Base Payments Versus Additional Financial Incentives
The total payment a landowner receives is composed of the annual base rental rate and supplemental financial incentives. Annual base payments, derived from the soil rental calculation, often range widely, typically falling between $50 and $200 per acre depending on the land’s location and quality. The FSA also offers financial support for establishing the conservation practices themselves.
Cost-Share Assistance covers up to 50% of the participant’s costs to establish approved conservation practices, such as planting native grasses or trees. Separately, the program offers a one-time Practice Incentive Payment (PIP) for installing certain conservation practices. The PIP often equals up to 40% or 50% of the eligible installation costs and is paid once the practice is successfully installed.
Continuous CRP sign-ups for high-priority practices may also qualify for a one-time Signing Incentive Payment (SIP). This incentive is calculated as a percentage, such as 32.5%, of the first full year’s annual rental payment for the newly enrolled acreage. These incentives encourage the enrollment of environmentally sensitive land and help offset the initial investment required. Together, these components—the annual base payment, cost-share, and one-time incentives—constitute the total financial package for CRP participants.
Regional and Contract Variables Affecting Final Payments
The final payment amount is subject to several variables that explain the drastic differences in rates across the country. One significant factor is the enrollment type: General CRP sign-ups are competitive and typically involve larger tracts of land, while Continuous CRP targets smaller, highly sensitive areas like riparian buffers and filter strips. Continuous enrollment often receives a more favorable annual rental rate (up to 90% of the county’s average cash rent) and is not subject to competitive bidding.
The FSA also sets maximum payment limits per acre, regardless of the calculated cash rent, to manage program costs. General CRP offers have recently been capped at $240 per acre, while Continuous CRP offers have a slightly higher maximum of $300 per acre. These geographical caps ensure fiscal responsibility within the program, even in high-rent agricultural regions.

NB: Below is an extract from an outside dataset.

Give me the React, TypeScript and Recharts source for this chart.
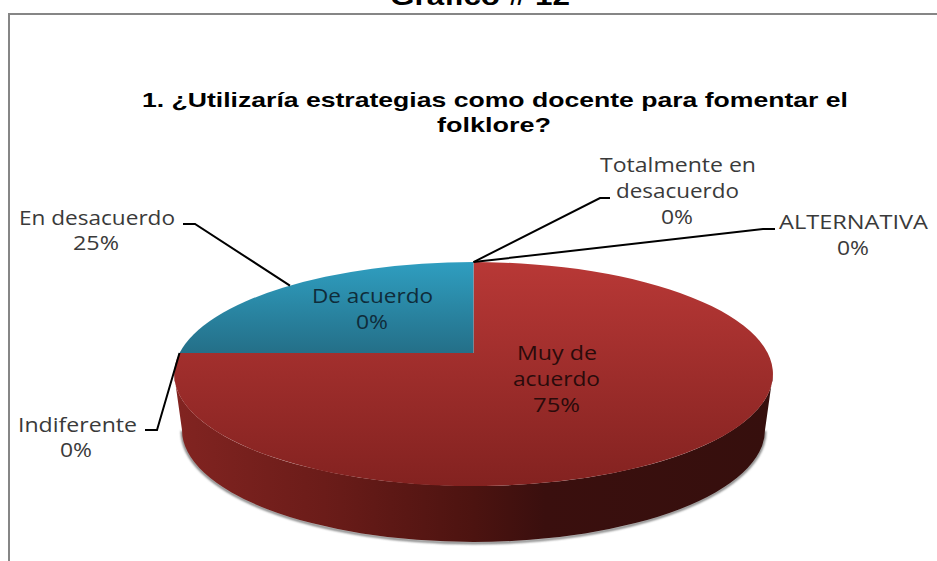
import React from "react";
import { PieChart, Pie, Cell } from "recharts";

const categories = ["ALTERNATIVA", "Muy de acuerdo", "De acuerdo", "Indiferente", "En desacuerdo", "Totalmente en desacuerdo"];
const shares = [0, 75, 0, 0, 25, 0];
const chartTitle = ["1. ¿Utilizaría estrategias como docente para fomentar el", "folklore?"];
const pageTitle = "Gráfico # 12";
const data = categories.map((name, i) => ({ name, value: shares[i] }));

const W = 937, H = 561;
const CX = 473.5, CY = 353, R = 294;
const P = 0.1875, VS = 108 / 294;
const EY = 374, RX = 299.4, RY = 112;
const DEPTH_CY = 430, DEPTH_RX = 291.5;

const project = (deg: number, cx: number, cy: number, r: number) => {
  const a = (deg * Math.PI) / 180;
  const u = Math.cos(a), v = Math.sin(a);
  const w = 1 + P * v;
  return { x: cx + (r * u) / w, y: cy - (r * VS * v) / w };
};

type Line = { t: string; x0: number; x1: number; y: number };
type Lay = { lines: Line[]; fill: string; leader?: number[][] };
const layout: Record<string, Lay> = {
  "ALTERNATIVA": { fill: "#3a3a3a", lines: [{ t: "ALTERNATIVA", x0: 779, x1: 928, y: 229 }, { t: "%", x0: 837, x1: 869, y: 255 }], leader: [[775, 229], [763, 229]] },
  "Muy de acuerdo": { fill: "#2a0b0b", lines: [{ t: "Muy de", x0: 517, x1: 597, y: 360 }, { t: "acuerdo", x0: 513, x1: 600, y: 386 }, { t: "%", x0: 533, x1: 580, y: 412 }] },
  "De acuerdo": { fill: "#0f2c3a", lines: [{ t: "De acuerdo", x0: 312, x1: 433, y: 303 }, { t: "%", x0: 356, x1: 388, y: 329 }] },
  "Indiferente": { fill: "#3a3a3a", lines: [{ t: "Indiferente", x0: 18, x1: 137, y: 432 }, { t: "%", x0: 60, x1: 92, y: 457 }], leader: [[145, 430], [157, 430]] },
  "En desacuerdo": { fill: "#3a3a3a", lines: [{ t: "En desacuerdo", x0: 19, x1: 175, y: 225 }, { t: "%", x0: 73, x1: 119, y: 250 }], leader: [[183, 224], [195, 224]] },
  "Totalmente en desacuerdo": { fill: "#3a3a3a", lines: [{ t: "Totalmente en", x0: 600, x1: 756, y: 172 }, { t: "desacuerdo", x0: 616, x1: 739, y: 198 }, { t: "%", x0: 661, x1: 693, y: 224 }], leader: [[610, 198], [600, 198]] },
};

const SectorShape = (props: any) => {
  const { cx, cy, outerRadius, startAngle, endAngle, index } = props;
  const span = Math.abs(endAngle - startAngle);
  if (span < 0.01) return <g />;
  const a = project(startAngle, cx, cy, outerRadius);
  const b = project(endAngle, cx, cy, outerRadius);
  const large = span > 180 ? 1 : 0;
  const d = `M${cx},${cy} L${a.x},${a.y} A${RX},${RY} 0 ${large} 1 ${b.x},${b.y} Z`;
  const isFront = span > 180;
  const xl = cx - RX, xr = cx + RX;
  const side = `M${xl},${EY} L${cx - DEPTH_RX},${DEPTH_CY} A${DEPTH_RX},${RY} 0 0 0 ${cx + DEPTH_RX},${DEPTH_CY} L${xr},${EY} A${RX},${RY} 0 0 1 ${xl},${EY} Z`;
  const rim = `M${cx - DEPTH_RX},${DEPTH_CY} A${DEPTH_RX},${RY} 0 0 0 ${cx + DEPTH_RX},${DEPTH_CY}`;
  return (
    <g>
      {isFront && <path d={rim} fill="none" stroke="#777" strokeWidth={2.5} filter="url(#soft)" transform="translate(0,1)" />}
      {isFront && <path d={side} fill="url(#sideGrad)" />}
      <path d={d} fill={index === 1 ? "url(#redGrad)" : "url(#blueGrad)"} />
    </g>
  );
};

const renderLabel = (props: any) => {
  const { name, percent, startAngle, endAngle, midAngle, cx, cy, outerRadius } = props;
  const lay = layout[name];
  const mid = midAngle ?? (startAngle + endAngle) / 2;
  const anchor = project(mid, cx, cy, outerRadius);
  const pct = `${Math.round(percent * 100)}%`;
  return (
    <g key={name}>
      {lay.leader && (
        <polyline
          points={[...lay.leader, [anchor.x, anchor.y]].map((p) => p.join(",")).join(" ")}
          fill="none"
          stroke="#000"
          strokeWidth={2}
        />
      )}
      {lay.lines.map((l) => (
        <text
          key={l.t}
          x={l.x0}
          y={l.y}
          fontFamily="'Open Sans', sans-serif"
          fontSize={20}
          fill={lay.fill}
          textLength={l.x1 - l.x0}
          lengthAdjust="spacingAndGlyphs"
        >
          {l.t === "%" ? pct : l.t}
        </text>
      ))}
    </g>
  );
};

export default function App() {
  return (
    <div style={{ position: "fixed", left: 0, top: 0, width: W, height: H, background: "#fff", overflow: "hidden" }}>
      <PieChart width={W} height={H} margin={{ top: 0, right: 0, bottom: 0, left: 0 }}>
        <defs>
          <linearGradient id="redGrad" gradientUnits="userSpaceOnUse" x1="0" y1="262" x2="0" y2="486">
            <stop offset="0" stopColor="#b83836" />
            <stop offset="1" stopColor="#832220" />
          </linearGradient>
          <linearGradient id="blueGrad" gradientUnits="userSpaceOnUse" x1="0" y1="262" x2="0" y2="353">
            <stop offset="0" stopColor="#2f9ec0" />
            <stop offset="1" stopColor="#246f88" />
          </linearGradient>
          <linearGradient id="sideGrad" gradientUnits="userSpaceOnUse" x1="175" y1="0" x2="772" y2="0">
            <stop offset="0" stopColor="#822421" />
            <stop offset="0.25" stopColor="#6b1c19" />
            <stop offset="0.5" stopColor="#4c1310" />
            <stop offset="0.62" stopColor="#3a0f0e" />
            <stop offset="1" stopColor="#360f0d" />
          </linearGradient>
          <filter id="soft" x="-5%" y="-5%" width="110%" height="120%">
            <feGaussianBlur stdDeviation="1.2" />
          </filter>
        </defs>
        <path d={`M9,561 L9,14 L${W},14`} fill="none" stroke="#868686" strokeWidth={2} />
        <text x={390} y={5} fontFamily="'Liberation Sans', Arial, sans-serif" fontWeight={700} fontSize={26} fill="#000" textLength={180} lengthAdjust="spacingAndGlyphs">{pageTitle}</text>
        <text x={142} y={107} fontFamily="'Liberation Sans', Arial, sans-serif" fontWeight={700} fontSize={21} fill="#000" textLength={706} lengthAdjust="spacingAndGlyphs">{chartTitle[0]}</text>
        <text x={437} y={132} fontFamily="'Liberation Sans', Arial, sans-serif" fontWeight={700} fontSize={21} fill="#000" textLength={114} lengthAdjust="spacingAndGlyphs">{chartTitle[1]}</text>
        <Pie
          data={data}
          dataKey="value"
          nameKey="name"
          cx={CX}
          cy={CY}
          innerRadius={0}
          outerRadius={R}
          startAngle={90}
          endAngle={-270}
          paddingAngle={0}
          stroke="none"
          isAnimationActive={false}
          shape={SectorShape}
          labelLine={false}
          label={renderLabel}
          rootTabIndex={-1}
        >
          {data.map((d) => (
            <Cell key={d.name} />
          ))}
        </Pie>
      </PieChart>
    </div>
  );
}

The specific conservation practice implemented also modifies the final rate. Certain practices that provide significant environmental benefits, such as those related to water quality, may qualify for additional percentage-based incentives added to the annual payment. Furthermore, some states and local organizations partner with the USDA through the Conservation Reserve Enhancement Program (CREP) to offer supplemental, state-specific payments. These state-level payments stack on top of the federal CRP payment, further increasing the total compensation for landowners in those specific regions.